:: Material ::

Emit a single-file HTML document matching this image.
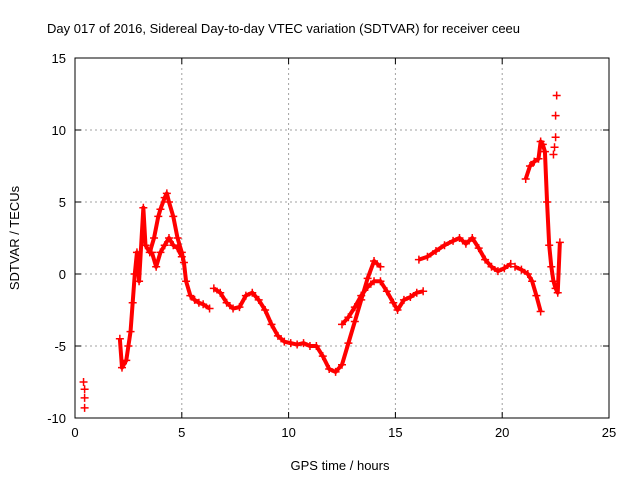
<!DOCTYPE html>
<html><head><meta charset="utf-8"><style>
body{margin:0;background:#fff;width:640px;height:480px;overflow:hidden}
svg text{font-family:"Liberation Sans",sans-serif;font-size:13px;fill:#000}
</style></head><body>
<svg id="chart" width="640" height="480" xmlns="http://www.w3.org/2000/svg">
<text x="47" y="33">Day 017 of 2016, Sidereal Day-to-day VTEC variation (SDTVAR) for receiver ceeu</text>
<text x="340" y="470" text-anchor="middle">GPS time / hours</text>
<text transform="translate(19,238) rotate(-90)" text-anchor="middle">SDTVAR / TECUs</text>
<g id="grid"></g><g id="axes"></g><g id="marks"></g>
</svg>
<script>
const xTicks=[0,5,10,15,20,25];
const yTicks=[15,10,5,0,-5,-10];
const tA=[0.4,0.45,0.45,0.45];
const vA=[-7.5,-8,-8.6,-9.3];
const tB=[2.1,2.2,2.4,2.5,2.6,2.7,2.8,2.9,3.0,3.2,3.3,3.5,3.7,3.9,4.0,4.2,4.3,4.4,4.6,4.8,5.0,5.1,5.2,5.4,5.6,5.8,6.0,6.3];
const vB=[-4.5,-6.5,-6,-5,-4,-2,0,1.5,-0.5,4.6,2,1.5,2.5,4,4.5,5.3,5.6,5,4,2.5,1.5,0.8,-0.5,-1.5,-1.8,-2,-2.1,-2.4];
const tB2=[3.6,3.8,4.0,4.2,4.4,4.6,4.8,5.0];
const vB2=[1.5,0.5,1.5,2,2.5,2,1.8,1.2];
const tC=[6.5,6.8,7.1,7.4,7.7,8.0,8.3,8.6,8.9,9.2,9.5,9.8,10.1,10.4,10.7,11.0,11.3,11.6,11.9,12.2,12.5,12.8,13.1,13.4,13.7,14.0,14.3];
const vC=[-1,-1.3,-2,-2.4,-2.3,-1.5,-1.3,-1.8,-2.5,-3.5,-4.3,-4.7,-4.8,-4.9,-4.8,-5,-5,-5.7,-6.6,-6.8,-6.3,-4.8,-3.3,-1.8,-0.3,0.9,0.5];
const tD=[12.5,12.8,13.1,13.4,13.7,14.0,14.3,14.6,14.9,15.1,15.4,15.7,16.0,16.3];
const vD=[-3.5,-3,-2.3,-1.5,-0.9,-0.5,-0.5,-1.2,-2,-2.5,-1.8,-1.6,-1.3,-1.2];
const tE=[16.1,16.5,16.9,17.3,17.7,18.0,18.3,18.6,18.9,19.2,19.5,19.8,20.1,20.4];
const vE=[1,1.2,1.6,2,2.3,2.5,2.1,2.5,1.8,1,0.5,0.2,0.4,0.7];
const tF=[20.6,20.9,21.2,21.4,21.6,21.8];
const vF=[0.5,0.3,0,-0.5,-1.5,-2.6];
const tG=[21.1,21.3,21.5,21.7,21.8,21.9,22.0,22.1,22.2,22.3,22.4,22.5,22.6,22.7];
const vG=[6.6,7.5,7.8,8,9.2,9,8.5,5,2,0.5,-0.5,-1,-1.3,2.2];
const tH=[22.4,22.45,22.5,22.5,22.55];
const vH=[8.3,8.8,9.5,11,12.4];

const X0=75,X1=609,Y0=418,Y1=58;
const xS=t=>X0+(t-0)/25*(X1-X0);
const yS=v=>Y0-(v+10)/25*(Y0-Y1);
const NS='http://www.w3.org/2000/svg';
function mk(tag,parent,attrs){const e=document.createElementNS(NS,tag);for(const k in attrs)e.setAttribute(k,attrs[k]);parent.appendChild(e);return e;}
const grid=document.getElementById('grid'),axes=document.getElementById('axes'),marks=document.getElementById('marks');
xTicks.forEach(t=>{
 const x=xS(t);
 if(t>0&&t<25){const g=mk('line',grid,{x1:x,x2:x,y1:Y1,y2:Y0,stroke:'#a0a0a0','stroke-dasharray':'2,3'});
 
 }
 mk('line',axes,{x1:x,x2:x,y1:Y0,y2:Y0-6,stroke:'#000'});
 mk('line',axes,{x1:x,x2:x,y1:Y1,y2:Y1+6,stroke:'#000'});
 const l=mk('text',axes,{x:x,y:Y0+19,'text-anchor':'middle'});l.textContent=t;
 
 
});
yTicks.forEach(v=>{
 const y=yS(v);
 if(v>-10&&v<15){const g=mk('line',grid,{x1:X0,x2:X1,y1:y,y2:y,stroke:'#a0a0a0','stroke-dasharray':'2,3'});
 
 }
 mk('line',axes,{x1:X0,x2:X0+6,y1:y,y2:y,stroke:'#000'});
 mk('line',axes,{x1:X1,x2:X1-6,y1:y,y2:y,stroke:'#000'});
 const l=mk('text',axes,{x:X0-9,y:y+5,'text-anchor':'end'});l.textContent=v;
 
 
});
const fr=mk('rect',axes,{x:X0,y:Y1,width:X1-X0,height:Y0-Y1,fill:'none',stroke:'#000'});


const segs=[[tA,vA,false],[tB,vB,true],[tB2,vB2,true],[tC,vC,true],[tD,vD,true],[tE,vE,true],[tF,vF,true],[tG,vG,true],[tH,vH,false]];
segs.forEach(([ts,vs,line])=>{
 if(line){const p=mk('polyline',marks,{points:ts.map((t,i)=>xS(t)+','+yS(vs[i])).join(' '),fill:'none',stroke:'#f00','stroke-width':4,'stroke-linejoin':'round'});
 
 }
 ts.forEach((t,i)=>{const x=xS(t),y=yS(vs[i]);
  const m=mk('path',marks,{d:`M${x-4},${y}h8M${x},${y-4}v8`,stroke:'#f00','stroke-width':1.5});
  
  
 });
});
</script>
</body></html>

:::

Output a faithful copy of the data, with each picture left out.

Emit a single-file HTML document matching this image.
<!DOCTYPE html>
<html><head><meta charset="utf-8"><style>
body{margin:0;background:#fff;width:640px;height:480px;overflow:hidden}
svg text{font-family:"Liberation Sans",sans-serif;font-size:13px;fill:#000}
</style></head><body>
<svg id="chart" width="640" height="480" xmlns="http://www.w3.org/2000/svg">
<text x="47" y="33">Day 017 of 2016, Sidereal Day-to-day VTEC variation (SDTVAR) for receiver ceeu</text>
<text x="340" y="470" text-anchor="middle">GPS time / hours</text>
<text transform="translate(19,238) rotate(-90)" text-anchor="middle">SDTVAR / TECUs</text>
<g id="grid"></g><g id="axes"></g><g id="marks"></g>
</svg>
<script>
const xTicks=[0,5,10,15,20,25];
const yTicks=[15,10,5,0,-5,-10];
const tA=[0.4,0.45,0.45,0.45];
const vA=[-7.5,-8,-8.6,-9.3];
const tB=[2.1,2.2,2.4,2.5,2.6,2.7,2.8,2.9,3.0,3.2,3.3,3.5,3.7,3.9,4.0,4.2,4.3,4.4,4.6,4.8,5.0,5.1,5.2,5.4,5.6,5.8,6.0,6.3];
const vB=[-4.5,-6.5,-6,-5,-4,-2,0,1.5,-0.5,4.6,2,1.5,2.5,4,4.5,5.3,5.6,5,4,2.5,1.5,0.8,-0.5,-1.5,-1.8,-2,-2.1,-2.4];
const tB2=[3.6,3.8,4.0,4.2,4.4,4.6,4.8,5.0];
const vB2=[1.5,0.5,1.5,2,2.5,2,1.8,1.2];
const tC=[6.5,6.8,7.1,7.4,7.7,8.0,8.3,8.6,8.9,9.2,9.5,9.8,10.1,10.4,10.7,11.0,11.3,11.6,11.9,12.2,12.5,12.8,13.1,13.4,13.7,14.0,14.3];
const vC=[-1,-1.3,-2,-2.4,-2.3,-1.5,-1.3,-1.8,-2.5,-3.5,-4.3,-4.7,-4.8,-4.9,-4.8,-5,-5,-5.7,-6.6,-6.8,-6.3,-4.8,-3.3,-1.8,-0.3,0.9,0.5];
const tD=[12.5,12.8,13.1,13.4,13.7,14.0,14.3,14.6,14.9,15.1,15.4,15.7,16.0,16.3];
const vD=[-3.5,-3,-2.3,-1.5,-0.9,-0.5,-0.5,-1.2,-2,-2.5,-1.8,-1.6,-1.3,-1.2];
const tE=[16.1,16.5,16.9,17.3,17.7,18.0,18.3,18.6,18.9,19.2,19.5,19.8,20.1,20.4];
const vE=[1,1.2,1.6,2,2.3,2.5,2.1,2.5,1.8,1,0.5,0.2,0.4,0.7];
const tF=[20.6,20.9,21.2,21.4,21.6,21.8];
const vF=[0.5,0.3,0,-0.5,-1.5,-2.6];
const tG=[21.1,21.3,21.5,21.7,21.8,21.9,22.0,22.1,22.2,22.3,22.4,22.5,22.6,22.7];
const vG=[6.6,7.5,7.8,8,9.2,9,8.5,5,2,0.5,-0.5,-1,-1.3,2.2];
const tH=[22.4,22.45,22.5,22.5,22.55];
const vH=[8.3,8.8,9.5,11,12.4];

const X0=75,X1=609,Y0=418,Y1=58;
const xS=t=>X0+(t-0)/25*(X1-X0);
const yS=v=>Y0-(v+10)/25*(Y0-Y1);
const NS='http://www.w3.org/2000/svg';
function mk(tag,parent,attrs){const e=document.createElementNS(NS,tag);for(const k in attrs)e.setAttribute(k,attrs[k]);parent.appendChild(e);return e;}
const grid=document.getElementById('grid'),axes=document.getElementById('axes'),marks=document.getElementById('marks');
xTicks.forEach(t=>{
 const x=xS(t);
 if(t>0&&t<25){const g=mk('line',grid,{x1:x,x2:x,y1:Y1,y2:Y0,stroke:'#a0a0a0','stroke-dasharray':'2,3'});
 
 }
 mk('line',axes,{x1:x,x2:x,y1:Y0,y2:Y0-6,stroke:'#000'});
 mk('line',axes,{x1:x,x2:x,y1:Y1,y2:Y1+6,stroke:'#000'});
 const l=mk('text',axes,{x:x,y:Y0+19,'text-anchor':'middle'});l.textContent=t;
 
 
});
yTicks.forEach(v=>{
 const y=yS(v);
 if(v>-10&&v<15){const g=mk('line',grid,{x1:X0,x2:X1,y1:y,y2:y,stroke:'#a0a0a0','stroke-dasharray':'2,3'});
 
 }
 mk('line',axes,{x1:X0,x2:X0+6,y1:y,y2:y,stroke:'#000'});
 mk('line',axes,{x1:X1,x2:X1-6,y1:y,y2:y,stroke:'#000'});
 const l=mk('text',axes,{x:X0-9,y:y+5,'text-anchor':'end'});l.textContent=v;
 
 
});
const fr=mk('rect',axes,{x:X0,y:Y1,width:X1-X0,height:Y0-Y1,fill:'none',stroke:'#000'});


const segs=[[tA,vA,false],[tB,vB,true],[tB2,vB2,true],[tC,vC,true],[tD,vD,true],[tE,vE,true],[tF,vF,true],[tG,vG,true],[tH,vH,false]];
segs.forEach(([ts,vs,line])=>{
 if(line){const p=mk('polyline',marks,{points:ts.map((t,i)=>xS(t)+','+yS(vs[i])).join(' '),fill:'none',stroke:'#f00','stroke-width':4,'stroke-linejoin':'round'});
 
 }
 ts.forEach((t,i)=>{const x=xS(t),y=yS(vs[i]);
  const m=mk('path',marks,{d:`M${x-4},${y}h8M${x},${y-4}v8`,stroke:'#f00','stroke-width':1.5});
  
  
 });
});
</script>
</body></html>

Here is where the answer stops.